Мой приятель Лёва Цинклер — здоровый, плотный, рослый для своих лет, курчавый. Из совсем простых евреев. Очень любопытный персонаж.
Сестра Левы Цинклера — стройная девушка старше его, со сросшимися бровями, красавица, строгая, очень серьезная, с легким пушком на губе. С величавым видом она ходила под руку с подругой.
Лева Цинклер на каждой переменке подходил к сестре, и отступая перед ней задом, давал ей отчет: «Я нашалил, мне сделали запись в дневнике, я получил тройку». А она шла и, глядя перед собой, говорила: «Очень плохо, Лёва, очень плохо». Иногда немного расширяла: «Ты же знаешь, как родители выбиваются из сил. Как же ты смеешь, Лёва? Очень плохо». И даже на него не смотрела, как вор не смотрит на фраера. А Лева что-то частил, бормотал, потом отходил от нее и облегченно вздыхал. Его боязнь старшей сестры поражала. Ни один лейтенант так не трепетал перед генералом, как Лева трепетал перед ней.

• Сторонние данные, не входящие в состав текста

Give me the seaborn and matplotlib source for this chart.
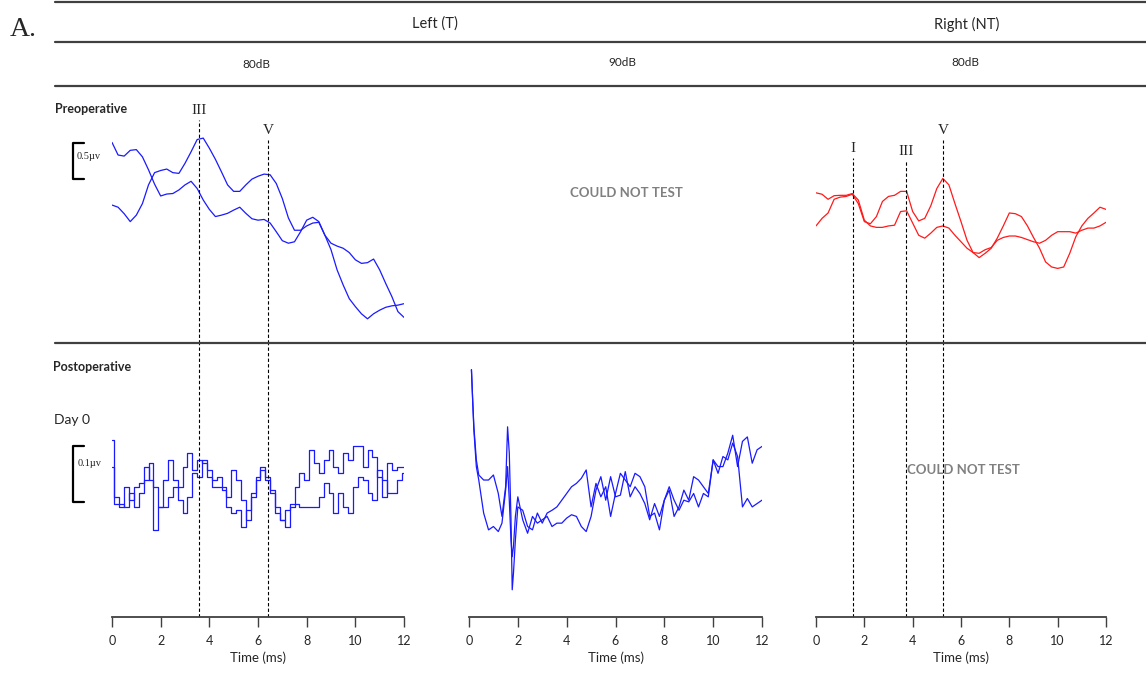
import matplotlib
matplotlib.use("Agg")
import matplotlib.pyplot as plt
import seaborn as sns

# ---- time bases (ms) ----
t_pre = [0.0, 0.25, 0.5, 0.75, 1.0, 1.25, 1.5, 1.75, 2.0, 2.25, 2.5, 2.75, 3.0, 3.25, 3.5, 3.75,
         4.0, 4.25, 4.5, 4.75, 5.0, 5.25, 5.5, 5.75, 6.0, 6.25, 6.5, 6.75, 7.0, 7.25, 7.5, 7.75,
         8.0, 8.25, 8.5, 8.75, 9.0, 9.25, 9.5, 9.75, 10.0, 10.25, 10.5, 10.75, 11.0, 11.25, 11.5,
         11.75, 12.0]
t_post_left = [0.0, 0.2, 0.4, 0.6, 0.8, 1.0, 1.2, 1.4, 1.6, 1.8, 2.0, 2.2, 2.4, 2.6, 2.8, 3.0,
               3.2, 3.4, 3.6, 3.8, 4.0, 4.2, 4.4, 4.6, 4.8, 5.0, 5.2, 5.4, 5.6, 5.8, 6.0, 6.2,
               6.4, 6.6, 6.8, 7.0, 7.2, 7.4, 7.6, 7.8, 8.0, 8.2, 8.4, 8.6, 8.8, 9.0, 9.2, 9.4,
               9.6, 9.8, 10.0, 10.2, 10.4, 10.6, 10.8, 11.0, 11.2, 11.4, 11.6, 11.8, 12.0]
t_post_mid = [0.1, 0.15, 0.2, 0.3, 0.4, 0.6, 0.8, 1.0, 1.2, 1.35, 1.5, 1.58, 1.65, 1.72, 1.77,
              1.82, 1.9, 2.0, 2.2, 2.4, 2.6, 2.8, 3.0, 3.2, 3.4, 3.6, 3.8, 4.0, 4.2, 4.4, 4.6,
              4.8, 5.0, 5.2, 5.4, 5.6, 5.8, 6.0, 6.2, 6.4, 6.6, 6.8, 7.0, 7.2, 7.4, 7.6, 7.8,
              8.0, 8.2, 8.4, 8.6, 8.8, 9.0, 9.2, 9.4, 9.6, 9.8, 10.0, 10.2, 10.4, 10.6, 10.8,
              11.0, 11.2, 11.4, 11.6, 11.8, 12.0]

# ---- preoperative amplitudes (uV) ----
left_pre_a = [0.80, 0.625, 0.61, 0.69, 0.70, 0.60, 0.42, 0.22, 0.056, 0.083, 0.09, 0.14, 0.21,
              0.26, 0.16, 0.0, -0.13, -0.23, -0.21, -0.185, -0.14, -0.10, -0.185, -0.26, -0.28,
              -0.27, -0.32, -0.44, -0.565, -0.60, -0.58, -0.44, -0.28, -0.24, -0.30, -0.49,
              -0.69, -0.97, -1.18, -1.37, -1.48, -1.58, -1.65, -1.58, -1.53, -1.49, -1.47,
              -1.46, -1.44]
left_pre_b = [-0.07, -0.10, -0.19, -0.30, -0.21, -0.05, 0.21, 0.38, 0.41, 0.43, 0.38, 0.37,
              0.51, 0.67, 0.84, 0.86, 0.72, 0.565, 0.39, 0.21, 0.12, 0.12, 0.21, 0.29, 0.33,
              0.36, 0.35, 0.23, 0.02, -0.25, -0.42, -0.42, -0.36, -0.32, -0.31, -0.49, -0.60,
              -0.64, -0.67, -0.73, -0.83, -0.88, -0.87, -0.82, -0.97, -1.16, -1.34, -1.55, -1.63]
right_pre_a = [-0.36, -0.255, -0.18, 0.01, 0.04, 0.05, 0.08, -0.05, -0.30, -0.33, -0.23, -0.02,
               0.05, 0.065, 0.12, 0.12, -0.16, -0.29, -0.255, -0.08, 0.16, 0.30, 0.21, -0.05,
               -0.30, -0.56, -0.73, -0.80, -0.74, -0.67, -0.53, -0.36, -0.18, -0.19, -0.23,
               -0.36, -0.52, -0.67, -0.86, -0.93, -0.95, -0.93, -0.74, -0.51, -0.36, -0.255,
               -0.18, -0.10, -0.13]
right_pre_b = [0.10, 0.08, 0.01, 0.06, 0.065, 0.065, 0.09, 0.0, -0.28, -0.36, -0.38, -0.38,
               -0.36, -0.35, -0.16, -0.15, -0.32, -0.49, -0.53, -0.46, -0.38, -0.36, -0.39,
               -0.49, -0.58, -0.67, -0.73, -0.74, -0.69, -0.66, -0.56, -0.52, -0.50, -0.50,
               -0.52, -0.55, -0.58, -0.60, -0.56, -0.49, -0.44, -0.44, -0.44, -0.46, -0.42,
               -0.39, -0.39, -0.36, -0.31]

# ---- postoperative day 0 amplitudes (uV) ----
left_post_a = [0.063, -0.039, -0.057, -0.021, -0.045, -0.021, -0.015, 0.015, -0.009, -0.098,
               -0.057, -0.009, 0.027, -0.009, -0.021, 0.015, 0.039, 0.009, 0.027, 0.021,
               -0.003, -0.009, -0.003, -0.021, -0.039, 0.009, -0.009, -0.045, -0.080, -0.033,
               -0.003, 0.015, -0.009, -0.027, -0.068, -0.080, -0.063, -0.051, -0.021, 0.003,
               -0.009, 0.045, 0.021, 0.003, 0.027, 0.045, 0.015, 0.003, 0.039, 0.027,
               0.051, 0.051, 0.015, 0.045, 0.033, -0.003, -0.039, 0.021, 0.009, 0.015, 0.015]
left_post_b = [0.015, -0.051, -0.051, -0.057, -0.033, -0.057, -0.033, -0.009, 0.021, -0.021,
               -0.057, -0.057, -0.039, -0.021, -0.045, -0.068, -0.039, 0.003, -0.003, 0.027,
               0.009, -0.021, -0.021, -0.027, -0.057, -0.068, -0.063, -0.092, -0.063, -0.039,
               -0.009, 0.009, -0.003, -0.033, -0.057, -0.080, -0.092, -0.057, -0.051, -0.057,
               -0.057, -0.057, -0.057, -0.039, -0.015, -0.033, -0.068, -0.033, -0.057, -0.068,
               -0.021, -0.003, -0.009, -0.033, -0.045, 0.009, -0.009, -0.033, -0.033, -0.009,
               0.003]
mid_post_a = [0.188, 0.134, 0.086, 0.027, 0.0, -0.009, -0.009, 0.0, -0.033, -0.074, -0.021,
              0.086, 0.039, -0.080, -0.205, -0.176, -0.116, -0.057, -0.063, -0.092, -0.098,
              -0.068, -0.086, -0.068, -0.063, -0.057, -0.045, -0.033, -0.021, -0.015, -0.006,
              0.009, -0.057, -0.015, -0.039, -0.021, -0.074, -0.033, 0.003, -0.009, -0.021,
              0.003, -0.003, -0.021, -0.074, -0.068, -0.098, -0.045, -0.027, -0.074, -0.057,
              -0.027, -0.045, -0.003, -0.009, -0.021, -0.033, 0.027, 0.015, 0.015, 0.039,
              0.071, 0.015, 0.060, 0.068, 0.021, 0.045, 0.051]
mid_post_b = [0.188, 0.134, 0.080, 0.015, -0.009, -0.068, -0.098, -0.092, -0.101, -0.086,
              -0.027, 0.015, -0.045, -0.116, -0.146, -0.128, -0.074, -0.039, -0.080, -0.104,
              -0.074, -0.086, -0.080, -0.074, -0.092, -0.086, -0.086, -0.077, -0.071, -0.074,
              -0.092, -0.101, -0.074, -0.027, -0.003, -0.045, -0.003, -0.039, -0.036, 0.006,
              -0.039, -0.021, -0.033, -0.051, -0.080, -0.051, -0.074, -0.045, -0.021, -0.045,
              -0.063, -0.045, -0.048, -0.033, -0.057, -0.033, -0.039, 0.027, 0.003, 0.033,
              0.027, 0.057, 0.033, -0.057, -0.042, -0.057, -0.051, -0.045]

# ---- peak markers (ms) ----
left_peaks = {"III": 3.57, "V": 6.43}
right_peaks = {"I": 1.52, "III": 3.71, "V": 5.27}
time_ticks = [0, 2, 4, 6, 8, 10, 12]

W, H = 1146, 694
BLUE, RED = "#1a1aff", "#ff1a1a"
RULE = "#404040"
PRE_LIM = (-1.986, 1.528)
POST_LIM = (-0.2536, 0.2357)
DASH = (0, (3, 2))

sns.set_style("white")
plt.rcParams["font.family"] = ["Lato", "DejaVu Sans"]
SERIF = "Liberation Serif"

fig = plt.figure(figsize=(W / 100, H / 100), dpi=100)


def fx(px):
    return px / W


def fy(py):
    return 1 - py / H


def txt(px, py, s, **kw):
    fig.text(fx(px), fy(py), s, va="center", **kw)


cols = [(112, 404), (469, 762), (816, 1106)]
pre_axes, post_axes = [], []
for x0, x1 in cols:
    pa = fig.add_axes([fx(x0), fy(343), fx(x1) - fx(x0), (343 - 90) / H])
    qa = fig.add_axes([fx(x0), fy(617), fx(x1) - fx(x0), (617 - 343) / H])
    for ax in (pa, qa):
        ax.set_xlim(0, 12)
        ax.patch.set_alpha(0)
        for s in ax.spines.values():
            s.set_visible(False)
        ax.set_yticks([])
    pa.set_ylim(*PRE_LIM)
    pa.set_xticks([])
    qa.set_ylim(*POST_LIM)
    qa.spines["bottom"].set_visible(True)
    qa.spines["bottom"].set_color(RULE)
    qa.spines["bottom"].set_linewidth(1.3)
    qa.set_xticks(time_ticks)
    qa.tick_params(axis="x", direction="out", length=7, width=1, color=RULE,
                   labelsize=9, pad=6, bottom=True)
    pre_axes.append(pa)
    post_axes.append(qa)

# traces
kw = dict(lw=0.9, estimator=None, sort=False, legend=False)
sns.lineplot(x=t_pre, y=left_pre_a, ax=pre_axes[0], color=BLUE, **kw)
sns.lineplot(x=t_pre, y=left_pre_b, ax=pre_axes[0], color=BLUE, **kw)
sns.lineplot(x=t_pre, y=right_pre_a, ax=pre_axes[2], color=RED, **kw)
sns.lineplot(x=t_pre, y=right_pre_b, ax=pre_axes[2], color=RED, **kw)
sns.lineplot(x=t_post_left, y=left_post_a, ax=post_axes[0], color=BLUE, drawstyle="steps-mid", **kw)
sns.lineplot(x=t_post_left, y=left_post_b, ax=post_axes[0], color=BLUE, drawstyle="steps-mid", **kw)
sns.lineplot(x=t_post_mid, y=mid_post_a, ax=post_axes[1], color=BLUE, **kw)
sns.lineplot(x=t_post_mid, y=mid_post_b, ax=post_axes[1], color=BLUE, **kw)
for ax in pre_axes:
    ax.set_xlabel("")
    ax.set_ylabel("")
for ax in post_axes:
    ax.set_ylabel("")
    ax.set_xlabel("Time (ms)", fontsize=9.5, labelpad=3)

# peak lines and labels
left_label_y = {"III": 1.24, "V": 0.96}
right_label_y = {"I": 0.72, "III": 0.68, "V": 0.96}
for name, t in left_peaks.items():
    top = left_label_y[name] - 0.13
    pre_axes[0].vlines(t, PRE_LIM[0], top, colors="k", lw=0.8, linestyles=DASH)
    post_axes[0].axvline(t, color="k", lw=0.8, ls=DASH)
    pre_axes[0].text(t, left_label_y[name], name, ha="center", va="center",
                     family=SERIF, fontsize=11)
for name, t in right_peaks.items():
    top = right_label_y[name] - 0.13
    pre_axes[2].vlines(t, PRE_LIM[0], top, colors="k", lw=0.8, linestyles=DASH)
    post_axes[2].axvline(t, color="k", lw=0.8, ls=DASH)
    pre_axes[2].text(t, right_label_y[name], name, ha="center", va="center",
                     family=SERIF, fontsize=11)

# amplitude scale bars
pre_axes[0].plot([-1.15, -1.62, -1.62, -1.15], [0.79, 0.79, 0.29, 0.29],
                 color="k", lw=1.6, clip_on=False)
pre_axes[0].text(-1.44, 0.60, "0.5µv", family=SERIF, fontsize=7.5, va="center")
post_axes[0].plot([-1.15, -1.62, -1.62, -1.15], [0.052, 0.052, -0.048, -0.048],
                  color="k", lw=1.6, clip_on=False)
post_axes[0].text(-1.40, 0.021, "0.1µv", family=SERIF, fontsize=7.5, va="center")

# table-style header rules
for y in (2, 42, 86, 343):
    fig.add_artist(plt.Line2D([fx(55), 1], [fy(y), fy(y)], color=RULE, lw=1.6))

txt(10, 30, "A.", family=SERIF, fontsize=20)
txt(435, 24, "Left (T)", ha="center", fontsize=10.5)
txt(967, 24, "Right (NT)", ha="center", fontsize=10.5)
txt(256, 64, "80dB", ha="center", fontsize=8.5)
txt(622, 62, "90dB", ha="center", fontsize=8.5)
txt(965, 62, "80dB", ha="center", fontsize=8.5)
txt(55, 109, "Preoperative", fontweight="bold", fontsize=9)
txt(53, 367, "Postoperative", fontweight="bold", fontsize=9)
txt(54, 420, "Day 0", fontsize=10)
txt(626, 193, "COULD NOT TEST", ha="center", fontweight="bold", fontsize=9.5, color="#808080")
txt(963, 470, "COULD NOT TEST", ha="center", fontweight="bold", fontsize=9.5, color="#808080")

fig.savefig("out.png", dpi=100)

Однажды он меня взял к себе в гости.
Жили они в Померанцевом переулке. Там есть здание, где родился историк Соловьев, — бывшая гимназия, в которой сейчас Московский ИнЯз имени Мориса Тореза. Если пройти сквер перед ним, то можно найти угловое массивное темносерое здание. Оно выходит углом в сторону эстакады на конец Остоженки, и другой стороной — в Померанцев переулок. На шестом, кажется, этаже, в коммуналке, у них была комната. Лифт, грязная плохо освещенная площадка, длинный полутемный коридор с подвешенными по обеим сторонам велосипедами. Сейчас это как греза, образ из другого мира.
Мы проходим к комнате. В ней полумрак и пятна света. Мать лежит на софе, под ней подушки, она нам милостиво кивает: «Мальчики пришли… хорошо… как дела?». Отец — плешивый коротенький человечек, на локтях и коленках ползает по полу, где разложены на вырезанных из газеты лекалах куски размеченных мелом драповых элементов будущего пальто. Портной, после трудового дня в советском ателье за зарплату всю ночь работавший на заказы для клиентов, чтобы дать детям образование. Он не обращал на нас внимание, на шее у него висел сантиметр, а в зубах мелок, который он время от времени вынимал и что-то чертил. Где-то рядом ножницы, и он все ползал среди элементов своего ремесла.